Photo courtesy of globalnews.ca

Recalling this buried memory so vividly unlocked a bunch of memories and observations I had about these cash registers.

Having a memory like this is a wonderful thing. I can recall many things that make me smile. I remember wonderful things that have happened decades ago. I have no idea what I ate for lunch yesterday but I can tell you that on Fridays in elementary school we had “Fishburgers” with a side of green beans, peanuts, and a dish of apple crisp in March 1978.

Unfortunately my memory also retains the bad stuff. I recall every time I was hollered at by a teacher or authority figure. I remember taunts and teases and the like for being who I am. I recall punching my sister in the leg when I was getting too many “inputs” at once and subsequently overwhelmed by the radio, the traffic, and her yelling while driving through the small city of Watertown on the way to our semi-weekly dentist appointments. (Sorry for punching you, sis, I still feel bad about it to this day).
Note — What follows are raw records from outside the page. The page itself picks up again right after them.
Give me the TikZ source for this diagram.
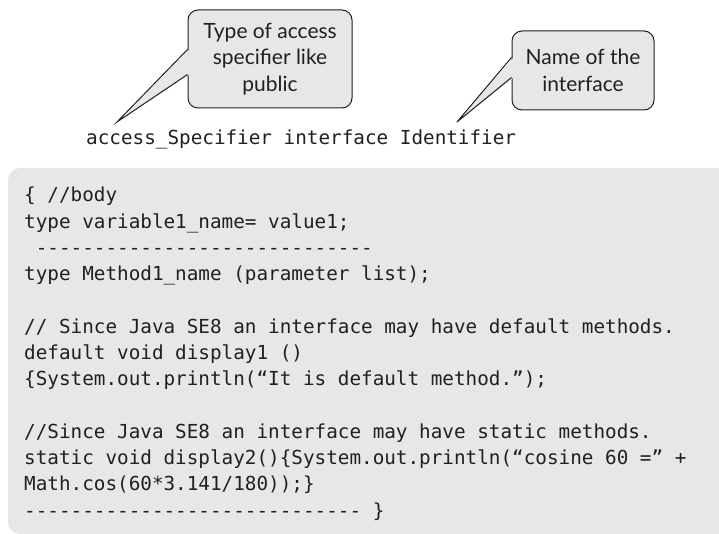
\documentclass[tikz,border=0pt]{standalone}
\usepackage{fontspec}
\setmonofont{DejaVu Sans Mono}
\newfontfamily\callfont{Lato}
\usetikzlibrary{calc}
\definecolor{codebg}{RGB}{230,231,232}
\definecolor{callfill}{RGB}{230,231,232}
\definecolor{ink}{RGB}{35,31,32}
\tikzset{
  codeline/.style={font=\ttfamily\fontsize{19.3}{26.25}\selectfont, anchor=base west, inner sep=0pt, text=ink},
  callbox/.style={draw=ink, line width=1pt, fill=callfill, rounded corners=10pt, align=center, inner sep=0pt,
    font=\callfont\fontsize{21}{26.5}\selectfont, text=ink},
  pointer/.style={draw=ink, line width=1pt, line join=miter},
}
\begin{document}
\begin{tikzpicture}[x=1pt,y=-1pt]
\useasboundingbox (0,0) rectangle (719,534);
\clip (0,0) rectangle (719,534);
% code box
\fill[codebg, rounded corners=12pt] (8,168) rectangle (760,534);
% callouts
\node[callbox, minimum width=164pt, minimum height=98pt] (c1) at (270,59) {Type of access\\specifier like\\public};
\node[callbox, minimum width=142pt, minimum height=79pt] (c2) at (583,70.5) {Name of the\\interface};
\coordinate (t1) at (117,122);
\coordinate (t2) at (457,122);
\fill[callfill] ($(c1.north west)+(2,40)$) -- (t1) -- ($(c1.north west)+(2,65)$) -- cycle;
\draw[pointer] ($(c1.north west)+(0,40)$) -- (t1) -- ($(c1.north west)+(0,65)$);
\fill[callfill] ($(c2.north west)+(2,27)$) -- (t2) -- ($(c2.north west)+(2,47)$) -- cycle;
\draw[pointer] ($(c2.north west)+(0,27)$) -- (t2) -- ($(c2.north west)+(0,47)$);
% header
\node[codeline] (hdr) at (86,145) {access\_Specifier interface Identifier};
% code lines
\node[codeline] (l1) at (24,202) {\{ //body};
\node[codeline] (l2) at (24,228.25) {type variable1\_name= value1;};
\node[codeline] (l3) at (24,254.5) {\phantom{-}-----------------------------};
\node[codeline] (l4) at (24,280.75) {type Method1\_name (parameter list);};
\node[codeline] (l6) at (24,333.25) {// Since Java SE8 an interface may have default methods.};
\node[codeline] (l7) at (24,359.5) {default void display1 ()};
\node[codeline] (l8) at (24,385.75) {\{System.out.println(“It is default method.”);};
\node[codeline] (l10) at (24,438.25) {//Since Java SE8 an interface may have static methods.};
\node[codeline] (l11) at (24,464.5) {static void display2()\{System.out.println(“cosine 60 =” +};
\node[codeline] (l12) at (24,490.75) {Math.cos(60*3.141/180));\}};
\node[codeline] (l13) at (24,517) {----------------------------- \}};
\end{tikzpicture}
\end{document}
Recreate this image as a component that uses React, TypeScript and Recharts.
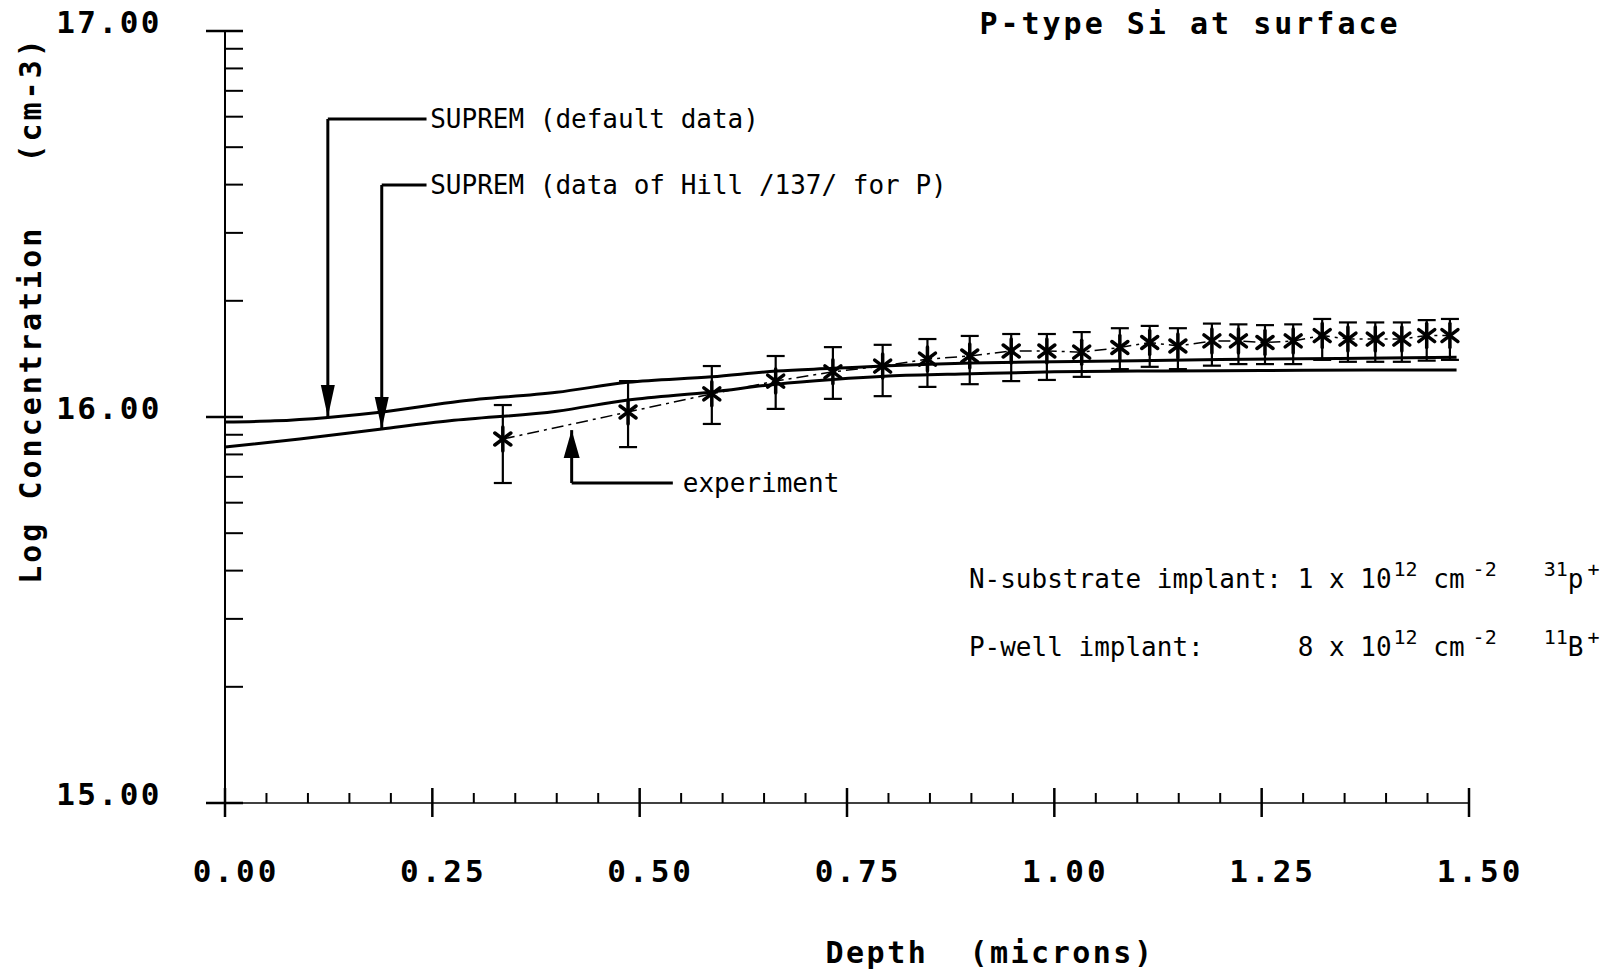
import React from 'react';
import {
  ComposedChart,
  XAxis,
  YAxis,
  Line,
  Scatter,
  ErrorBar,
  ReferenceLine,
  ReferenceDot,
  Customized,
} from 'recharts';

// ---------- axis ticks ----------
const depthMajorTicks = [0, 0.25, 0.5, 0.75, 1.0, 1.25, 1.5];
const depthTickLabels = ['0.00', '0.25', '0.50', '0.75', '1.00', '1.25', '1.50'];
const depthMinorTicks = [
  0.05, 0.1, 0.15, 0.2, 0.3, 0.35, 0.4, 0.45, 0.55, 0.6, 0.65, 0.7, 0.8, 0.85, 0.9, 0.95,
  1.05, 1.1, 1.15, 1.2, 1.3, 1.35, 1.4, 1.45,
];
const logMajorTicks = [15, 16, 17];
const logTickLabels = ['15.00', '16.00', '17.00'];
const logMinorTicks = [
  15.301, 15.477, 15.602, 15.699, 15.778, 15.845, 15.903, 15.954,
  16.301, 16.477, 16.602, 16.699, 16.778, 16.845, 16.903, 16.954,
];

// ---------- experiment (asterisks with error bars) ----------
const expDepth = [
  0.335, 0.486, 0.587, 0.664, 0.733, 0.793, 0.847, 0.898, 0.948, 0.991, 1.033, 1.079,
  1.115, 1.149, 1.19, 1.222, 1.254, 1.288, 1.323, 1.354, 1.387, 1.419, 1.449, 1.477,
];
const expValue = [
  15.943, 16.013, 16.06, 16.093, 16.117, 16.132, 16.15, 16.158, 16.171, 16.171, 16.168, 16.18,
  16.193, 16.184, 16.197, 16.197, 16.193, 16.197, 16.211, 16.202, 16.202, 16.202, 16.211, 16.211,
];
const expUpper = [
  16.031, 16.093, 16.132, 16.158, 16.181, 16.187, 16.202, 16.21, 16.215, 16.215, 16.22, 16.23,
  16.236, 16.23, 16.242, 16.24, 16.238, 16.24, 16.254, 16.245, 16.245, 16.245, 16.251, 16.254,
];
const expLower = [
  15.829, 15.922, 15.982, 16.021, 16.047, 16.054, 16.078, 16.085, 16.093, 16.096, 16.104, 16.124,
  16.13, 16.124, 16.133, 16.137, 16.137, 16.137, 16.148, 16.143, 16.143, 16.143, 16.146, 16.148,
];

// ---------- SUPREM simulations ----------
const defaultDepth = [0, 0.06, 0.124, 0.19, 0.283, 0.4, 0.486, 0.587, 0.665, 0.733, 0.8, 0.9, 1.0, 1.1, 1.2, 1.3, 1.4, 1.485];
const defaultValue = [15.987, 15.99, 15.999, 16.013, 16.041, 16.064, 16.09, 16.104, 16.119, 16.126, 16.133, 16.14, 16.143, 16.146, 16.149, 16.151, 16.153, 16.155];
const hillDepth = [0, 0.09, 0.189, 0.271, 0.4, 0.486, 0.587, 0.665, 0.733, 0.8, 0.9, 1.0, 1.1, 1.2, 1.3, 1.4, 1.485];
const hillValue = [15.922, 15.943, 15.969, 15.99, 16.015, 16.044, 16.065, 16.085, 16.097, 16.106, 16.112, 16.117, 16.119, 16.12, 16.121, 16.122, 16.122];

// ---------- annotation anchors (data coordinates) ----------
const defaultArrow = { x: 0.124, top: 16.772, tip: 16.0, textX: 0.245 };
const hillArrow = { x: 0.189, top: 16.601, tip: 15.969, textX: 0.245 };
const expArrow = { x: 0.418, tip: 15.966, bottom: 15.829, textX: 0.552 };
const implantPos = { x: 0.897, row1: 15.58, row2: 15.404 };
const annotationLabels = ['SUPREM (default data)', 'SUPREM (data of Hill /137/ for P)', 'experiment'];

const expData = expDepth.map((x, i) => ({
  x,
  y: expValue[i],
  err: [expValue[i] - expLower[i], expUpper[i] - expValue[i]],
}));
const defaultData = defaultDepth.map((x, i) => ({ x, y: defaultValue[i] }));
const hillData = hillDepth.map((x, i) => ({ x, y: hillValue[i] }));

const MONO = 'DejaVu Sans Mono';
const allX = [...depthMajorTicks, ...depthMinorTicks].sort((a, b) => a - b);
const allY = [...logMajorTicks, ...logMinorTicks].sort((a, b) => a - b);

const XTick = (props: any) => {
  const { x, y, payload } = props;
  const idx = depthMajorTicks.indexOf(payload.value);
  if (idx >= 0) {
    return (
      <g>
        <line x1={x} x2={x} y1={y - 15} y2={y + 14} stroke="#000" strokeWidth={2.5} />
        <text x={x + 11} y={y + 68} textAnchor="middle" dominantBaseline="central" fontFamily={MONO} fontWeight="bold" fontSize={31} letterSpacing={3} fill="#000">
          {depthTickLabels[idx]}
        </text>
      </g>
    );
  }
  return <line x1={x} x2={x} y1={y} y2={y - 10} stroke="#000" strokeWidth={2} />;
};

const YTick = (props: any) => {
  const { x, y, payload } = props;
  const idx = logMajorTicks.indexOf(payload.value);
  if (idx >= 0) {
    return (
      <g>
        <line x1={x - 19} x2={x + 18} y1={y} y2={y} stroke="#000" strokeWidth={2.5} />
        <text x={x - 63} y={y - 9} textAnchor="end" dominantBaseline="central" fontFamily={MONO} fontWeight="bold" fontSize={31} letterSpacing={2.5} fill="#000">
          {logTickLabels[idx]}
        </text>
      </g>
    );
  }
  return <line x1={x} x2={x + 18} y1={y} y2={y} stroke="#000" strokeWidth={2} />;
};

const Star = (props: any) => {
  const { cx, cy } = props;
  if (cx == null || cy == null) return null;
  return (
    <g stroke="#000" strokeWidth={3.5} strokeLinecap="round">
      <line x1={cx} y1={cy - 12} x2={cx} y2={cy + 12} />
      <line x1={cx - 8} y1={cy - 6} x2={cx + 8} y2={cy + 6} />
      <line x1={cx - 8} y1={cy + 6} x2={cx + 8} y2={cy - 6} />
    </g>
  );
};

const DownHead = (props: any) => {
  const { cx, cy } = props;
  return <path d={`M${cx},${cy} L${cx - 7},${cy - 32} L${cx + 7},${cy - 32} Z`} fill="#000" />;
};
const UpHead = (props: any) => {
  const { cx, cy } = props;
  return <path d={`M${cx},${cy} L${cx - 8},${cy + 28} L${cx + 8},${cy + 28} Z`} fill="#000" />;
};

const makeLabel = (text: string, dx: number) => (props: any) => {
  const { cx, cy } = props;
  return (
    <text x={cx + dx} y={cy} dominantBaseline="central" fontFamily={MONO} fontSize={26} fill="#000" style={{ whiteSpace: 'pre' }}>
      {text}
    </text>
  );
};

const Implant1 = (props: any) => {
  const { cx, cy } = props;
  return (
    <text x={cx} y={cy} dominantBaseline="central" fontFamily={MONO} fontSize={26} fill="#000" style={{ whiteSpace: 'pre' }}>
      N-substrate implant: 1 x 10
      <tspan dx={2} dy={-10} fontSize={20}>12</tspan>
      <tspan dy={10}> cm</tspan>
      <tspan dx={8} dy={-10} fontSize={20}>-2</tspan>
      <tspan dy={10}>   </tspan>
      <tspan dy={-10} fontSize={20}>31</tspan>
      <tspan dy={10}>p</tspan>
      <tspan dx={4} dy={-10} fontSize={20}>+</tspan>
    </text>
  );
};
const Implant2 = (props: any) => {
  const { cx, cy } = props;
  return (
    <text x={cx} y={cy} dominantBaseline="central" fontFamily={MONO} fontSize={26} fill="#000" style={{ whiteSpace: 'pre' }}>
      P-well implant:      8 x 10
      <tspan dx={2} dy={-10} fontSize={20}>12</tspan>
      <tspan dy={10}> cm</tspan>
      <tspan dx={8} dy={-10} fontSize={20}>-2</tspan>
      <tspan dy={10}>   </tspan>
      <tspan dy={-10} fontSize={20}>11</tspan>
      <tspan dy={10}>B</tspan>
      <tspan dx={4} dy={-10} fontSize={20}>+</tspan>
    </text>
  );
};

const TextLayer = () => (
  <g fontFamily={MONO} fontWeight="bold" fill="#000">
    <text x={1190} y={23} textAnchor="middle" dominantBaseline="central" fontSize={30} letterSpacing={3}>
      P-type Si at surface
    </text>
    <text
      transform="translate(30,310) rotate(-90)"
      textAnchor="middle"
      dominantBaseline="central"
      fontSize={30}
      letterSpacing={3}
      style={{ whiteSpace: 'pre' }}
    >
      Log Concentration   (cm-3)
    </text>
    <text x={990} y={952} textAnchor="middle" dominantBaseline="central" fontSize={30} letterSpacing={2.5} style={{ whiteSpace: 'pre' }}>
      Depth  (microns)
    </text>
  </g>
);

export default function App() {
  return (
    <div style={{ position: 'absolute', left: 0, top: 0, background: '#fff' }}>
      <ComposedChart width={1619} height={972} margin={{ top: 31, right: 150, bottom: 0, left: 0 }}>
        <XAxis
          type="number"
          dataKey="x"
          domain={[0, 1.5]}
          ticks={allX}
          interval={0}
          height={169}
          tick={<XTick />}
          tickLine={false}
          tickSize={0}
          tickMargin={0}
          axisLine={{ stroke: '#000', strokeWidth: 1.5 }}
          allowDataOverflow
        />
        <YAxis
          type="number"
          domain={[15, 17]}
          ticks={allY}
          interval={0}
          width={225}
          tick={<YTick />}
          tickLine={false}
          tickSize={0}
          tickMargin={0}
          axisLine={{ stroke: '#000', strokeWidth: 2 }}
          allowDataOverflow
        />
        <Line data={defaultData} dataKey="y" type="monotone" stroke="#000" strokeWidth={3} dot={false} isAnimationActive={false} />
        <Line data={hillData} dataKey="y" type="monotone" stroke="#000" strokeWidth={3} dot={false} isAnimationActive={false} />
        <Line data={expData} dataKey="y" type="linear" stroke="#000" strokeWidth={1.5} strokeDasharray="12 5 3 5" dot={false} isAnimationActive={false} />
        <Scatter data={expData} dataKey="y" shape={<Star />} isAnimationActive={false}>
          <ErrorBar dataKey="err" direction="y" width={9} stroke="#000" strokeWidth={2.2} />
        </Scatter>

        {/* SUPREM default data arrow */}
        <ReferenceLine segment={[{ x: defaultArrow.x, y: defaultArrow.top }, { x: defaultArrow.x, y: defaultArrow.tip }]} stroke="#000" strokeWidth={3} ifOverflow="visible" />
        <ReferenceLine segment={[{ x: defaultArrow.x, y: defaultArrow.top }, { x: defaultArrow.textX - 0.002, y: defaultArrow.top }]} stroke="#000" strokeWidth={3} ifOverflow="visible" />
        <ReferenceDot x={defaultArrow.x} y={defaultArrow.tip} r={1} shape={<DownHead />} ifOverflow="visible" />
        <ReferenceDot x={defaultArrow.textX} y={defaultArrow.top} r={1} shape={makeLabel(annotationLabels[0], 2)} ifOverflow="visible" />

        {/* SUPREM Hill arrow */}
        <ReferenceLine segment={[{ x: hillArrow.x, y: hillArrow.top }, { x: hillArrow.x, y: hillArrow.tip }]} stroke="#000" strokeWidth={3} ifOverflow="visible" />
        <ReferenceLine segment={[{ x: hillArrow.x, y: hillArrow.top }, { x: hillArrow.textX - 0.002, y: hillArrow.top }]} stroke="#000" strokeWidth={3} ifOverflow="visible" />
        <ReferenceDot x={hillArrow.x} y={hillArrow.tip} r={1} shape={<DownHead />} ifOverflow="visible" />
        <ReferenceDot x={hillArrow.textX} y={hillArrow.top} r={1} shape={makeLabel(annotationLabels[1], 2)} ifOverflow="visible" />

        {/* experiment arrow */}
        <ReferenceLine segment={[{ x: expArrow.x, y: expArrow.bottom }, { x: expArrow.x, y: expArrow.tip }]} stroke="#000" strokeWidth={3} ifOverflow="visible" />
        <ReferenceLine segment={[{ x: expArrow.x, y: expArrow.bottom }, { x: expArrow.textX - 0.012, y: expArrow.bottom }]} stroke="#000" strokeWidth={3} ifOverflow="visible" />
        <ReferenceDot x={expArrow.x} y={expArrow.tip} r={1} shape={<UpHead />} ifOverflow="visible" />
        <ReferenceDot x={expArrow.textX} y={expArrow.bottom} r={1} shape={makeLabel(annotationLabels[2], 0)} ifOverflow="visible" />

        {/* implant notes */}
        <ReferenceDot x={implantPos.x} y={implantPos.row1} r={1} shape={<Implant1 />} ifOverflow="visible" />
        <ReferenceDot x={implantPos.x} y={implantPos.row2} r={1} shape={<Implant2 />} ifOverflow="visible" />

        <Customized component={TextLayer} />
      </ComposedChart>
    </div>
  );
}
The key to a successful life is remembering and building upon on the good things and simply learning from the bad things and moving on. Letting go is not easy for me. Memories simply don’t fade. They may skew slightly and I imagine some day I’ll run out of storage space, but I wouldn’t trade my ability to remember things for anything, despite my tendency to dwell on the bad things from time to time.

I’m solidly in the latter half of my life and if I were to have one resolution for 2021, it would be to not sweat the small stuff and to learn from the challenges and move on. Just because we’re on the downhill slope doesn’t mean we can’t keep building and growing.

To grow with positivity is to be alive. I’ll have to remember that.

Covid Christmas.

Our Christmas plans are quiet this year. We have minimized our celebrating to the four of us and FaceTime journeys elsewhere. We are all healthy. That’s all I ask for.

Wildcat.

Picture courtesy of ebay

My Mom’s birthday is two days after Christmas. In 52 years I’ve never combined her birthday and Christmas presents together, because that’s just lazy. She didn’t pick her birthday so she should always get a separate memento on each holiday and I’ve stuck to that and I will stick to that until one of us moves onto the next thing.

Back when we lived in the Great Lakes mobile home (so pre-1977), Grandma City bought my Mom a GE Wildcat record player, identical to the one pictured above, for her combination Christmas and Birthday gift. It was quite the marvel with the ability to hold six albums at once and a convenient storage place for the 45 RPM adapter up in the upper left hand corner. The whole affair closed into a convenient carrying case. It was situated on the built in shelves in the mobile home “dining room”, which was actually the original living room until Dad built the addition onto the house and we had a new living room where the porch used to be.

The GE Wildcat record player made its way to the new house in September 1977 and was still going strong when I left home for college in late 1986. I don’t know what happened to it after that. I probably spun it out of favor with all my Stars on 45 records blasting in the family room. I don’t think it was ever transported to a party using the nifty carrying case feature. Maybe Mom and Dad did that under the cover of darkness after we were put to bed and guarded by a sitter.

Mom used to play Christmas music on that record player at this time of year. For some reason I remember “The White Family Christmas” but that can’t be right. I mean, would we really have “The White Family Christmas” in the mid 1970s? I’m pretty sure the album had the WT Grants logo on the back.

Outside of the Christmas season the GE Wildcat was playing Anne Murray, Kenny Rogers, or the Statler Brothers unless I was playing Stars on 45 or Elvis Presley’s “Rubberneckin”. In the mid 1980s it played many more records, all stacked up nicely and conveying the glorious synths in tiny stereophonic sound.

Before I wrap up, can I just say I find more consumer comfort in seeing the entire “GENERAL (GE) ELECTRIC” logo instead of just the modern (GE) ball we have today? It’s just part of my delightful eccentricities.

May your days be merry and bright, you wildcat.